- Occupations: Research Scientist, Canadian Forest Service
- Website: http://cfs.nrcan.gc.ca/directory/wkurz

= Werner Kurz =

Canadian Forest Ecologist

Werner Kurz is a Canadian research scientist at Canada's Pacific Forestry Centre in Victoria, British Columbia. He is leading the development of an accounting system to assess potential climate change known as the National Forest Carbon Accounting System for Canada. Currently, his research focuses on using forest land to its maximum carbon efficiency, reducing the impact of natural disasters, and managing forests. Kurz holds a PhD in forest ecology from the University of British Columbia.

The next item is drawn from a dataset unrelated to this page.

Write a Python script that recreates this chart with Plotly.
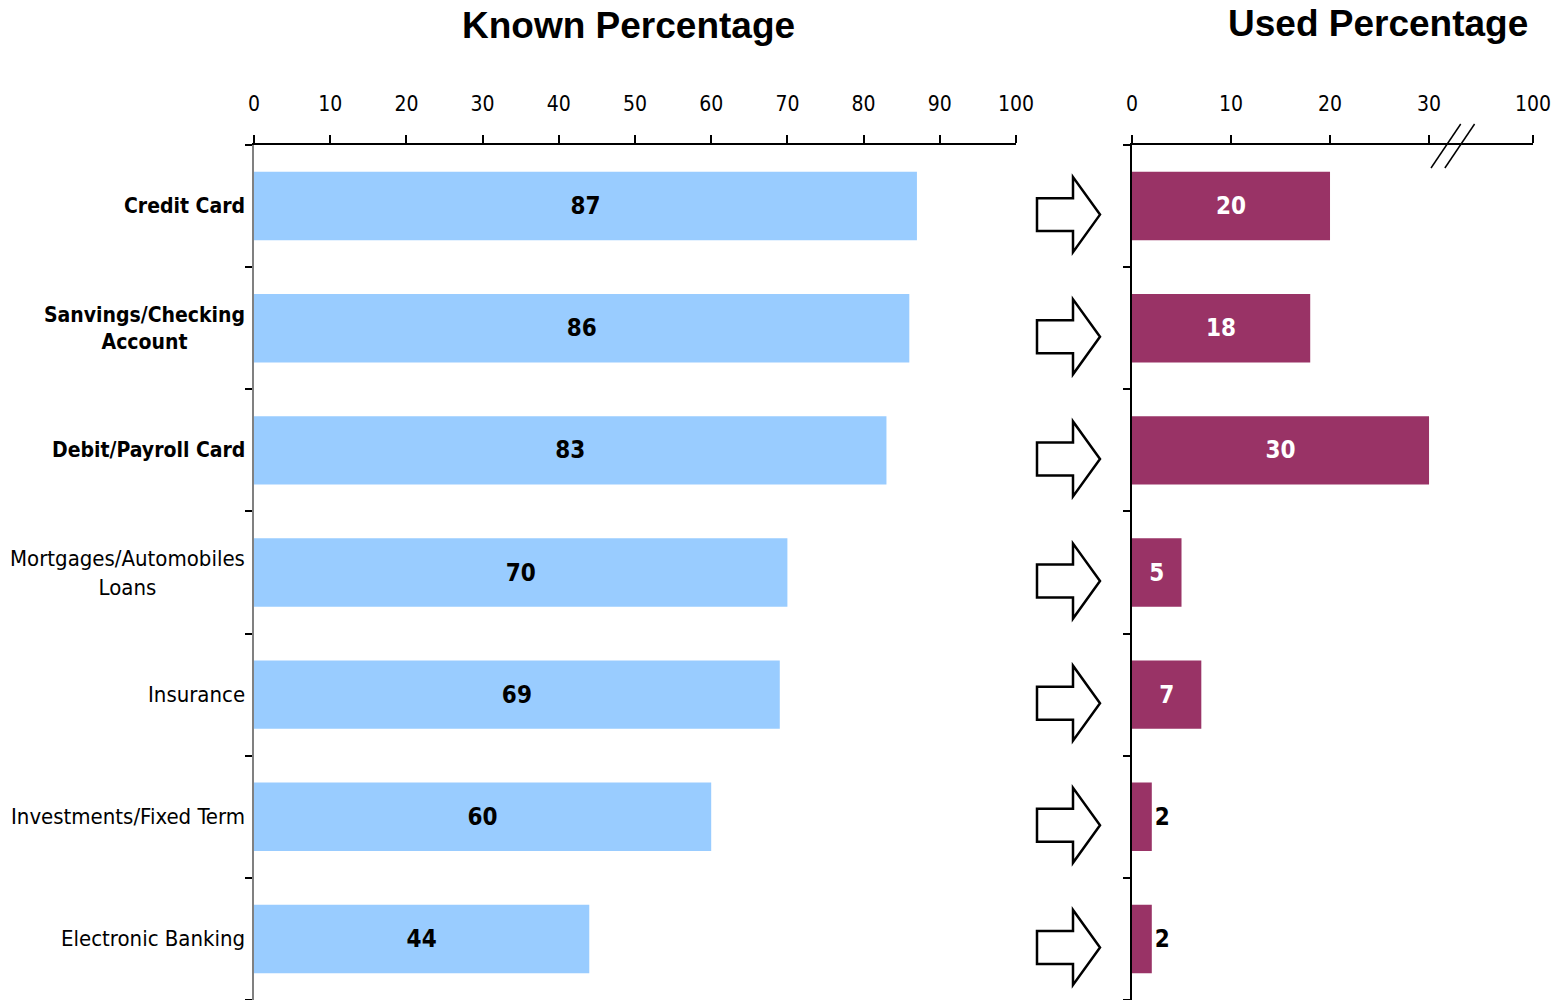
import plotly.graph_objects as go

categories = ["Credit Card", "Sanvings/Checking<br>Account", "Debit/Payroll Card",
              "Mortgages/Automobiles<br>Loans", "Insurance", "Investments/Fixed Term",
              "Electronic Banking"]
bold_flags = [True, True, True, False, False, False, False]
known_pct = [87, 86, 83, 70, 69, 60, 44]
used_pct = [20, 18, 30, 5, 7, 2, 2]

left_ticks = [0, 10, 20, 30, 40, 50, 60, 70, 80, 90, 100]
right_tickvals = [0, 10, 20, 30, 40.5]
right_ticktext = ["0", "10", "20", "30", "100"]

NARROW = "Liberation Sans Narrow, Arial Narrow, DejaVu Sans Condensed, sans-serif"
WIDE = "Liberation Sans, Arial, sans-serif"

W, H = 1556, 1000
n = len(categories)
ypos = list(range(n))

fig = go.Figure()
fig.add_trace(go.Bar(
    x=known_pct, y=ypos, orientation="h", xaxis="x", yaxis="y",
    marker=dict(color="#99CCFF", line=dict(width=0)),
    text=[str(v) for v in known_pct], textposition="inside",
    insidetextanchor="middle", textangle=0, constraintext="none",
    textfont=dict(family=NARROW, size=24, color="black", weight="bold"),
    hoverinfo="skip", showlegend=False,
))
fig.add_trace(go.Bar(
    x=used_pct, y=ypos, orientation="h", xaxis="x2", yaxis="y2",
    marker=dict(color="#993366", line=dict(width=0)),
    text=[str(v) for v in used_pct],
    textposition=["inside" if v >= 5 else "outside" for v in used_pct],
    insidetextanchor="middle", textangle=0, constraintext="none",
    insidetextfont=dict(family=NARROW, size=24, color="white", weight="bold"),
    outsidetextfont=dict(family=NARROW, size=24, color="black", weight="bold"),
    cliponaxis=False, hoverinfo="skip", showlegend=False,
))

ydom = [0, 1 - 145 / H]
boundaries = [i - 0.5 for i in range(n + 1)]

common_x = dict(side="top", ticks="outside", ticklen=8, tickwidth=1.5, tickcolor="black",
                showline=True, linecolor="black", linewidth=1.5, showgrid=False,
                zeroline=False, tickfont=dict(family=NARROW, size=21, color="black"),
                ticklabelstandoff=16, automargin=False, fixedrange=True)
common_y = dict(range=[n - 0.5, -0.5], tickvals=boundaries, ticktext=[""] * len(boundaries),
                ticks="outside", ticklen=7, tickwidth=1.5, tickcolor="black",
                showline=True, linewidth=1.5, showgrid=False, zeroline=False,
                domain=ydom, automargin=False, fixedrange=True)

fig.update_layout(
    width=W, height=H, margin=dict(l=0, r=0, t=0, b=0, pad=0), autosize=False,
    paper_bgcolor="white", plot_bgcolor="white", bargap=0.44,
    xaxis=dict(domain=[254 / W, 1016 / W], range=[0, 100], tickvals=left_ticks,
               anchor="y", **common_x),
    yaxis=dict(anchor="x", linecolor="#808080", **common_y),
    xaxis2=dict(domain=[1132 / W, 1533 / W], range=[0, 40.5], tickvals=right_tickvals,
                ticktext=right_ticktext, anchor="y2", **common_x),
    yaxis2=dict(anchor="x2", linecolor="black", **common_y),
)

annotations = [
    dict(text="<b>Known Percentage</b>", x=628 / W, y=1 - 25 / H, xref="paper", yref="paper",
         xanchor="center", yanchor="middle", showarrow=False,
         font=dict(family=WIDE, size=37, color="black")),
    dict(text="<b>Used Percentage</b>", x=1378 / W, y=1 - 23 / H, xref="paper", yref="paper",
         xanchor="center", yanchor="middle", showarrow=False,
         font=dict(family=WIDE, size=37, color="black")),
]
for i, (cat, b) in enumerate(zip(categories, bold_flags)):
    annotations.append(dict(
        text=f"<b>{cat}</b>" if b else cat, x=247 / W, y=i, xref="paper", yref="y",
        xanchor="right", yanchor="middle", align="center", showarrow=False,
        font=dict(family=NARROW, size=21 if b else 22, color="black")))
fig.update_layout(annotations=annotations)

shapes = []
# block arrows between the panels
xl, xh, xt = 1037 / W, 1073 / W, 1100 / W
bh, hh, off = 0.135, 0.307, 0.07
for i in range(n):
    c = i + off
    path = (f"M {xl},{c - bh} L {xh},{c - bh} L {xh},{c - hh} L {xt},{c} "
            f"L {xh},{c + hh} L {xh},{c + bh} L {xl},{c + bh} Z")
    shapes.append(dict(type="path", path=path, xref="paper", yref="y2",
                       line=dict(color="black", width=2.5), fillcolor="white"))
# axis break marks on the right axis
for x0 in (30.2, 31.6):
    shapes.append(dict(type="line", xref="x2", yref="paper", x0=x0, x1=x0 + 3.0,
                       y0=1 - 168 / H, y1=1 - 124 / H, line=dict(color="black", width=1.5)))
fig.update_layout(shapes=shapes)

fig.write_html("out.html")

He has made significant contributions to the Intergovernmental Panel on Climate Change (IPCC) and the work of the IPCC (including the contributions of many scientists) was recognized by the joint award of the 2007 Nobel Peace Prize.

== Areas of Research ==

=== Mountain Pine Beetles ===
One subject of Kurz's research is the effect of mountain pine beetles (Dendroctonus ponderosae) on forest ecosystems. His most recent research into this topic is the recent outbreak of mountain pine beetles in the forests of British Columbia. Due to the warmer climate of recent years, the beetles have been able to get to higher latitudes and have less die off during the winter. This has resulted in the largest-ever recorded outbreak of this insect. More than 32 million acres of forest have been killed by this outbreak since 2000. The beetle outbreak affects carbon dioxide emissions in two main ways. First, trees that are destroyed release carbon dioxide when they decompose which increases the levels of greenhouse gases in the atmosphere. Second, fewer trees are healthy and able to pull greenhouse gases out of the atmosphere. Research done by Kurz and his team show that if a solution is not found by 2020 the beetles will have killed enough forest to equal five years of carbon dioxide emissions from all the automobiles in Canada.

==Intergovernmental Panel on Climate Change==

Kurz contributed to the Intergovernmental Panel on Climate Change (IPCC) reports including the 2019 Special Report on Climate Change and Land (SRCCL). His IPCC contributions and that of many scientists, was recognized by the joint award of the 2007 Nobel Peace Prize.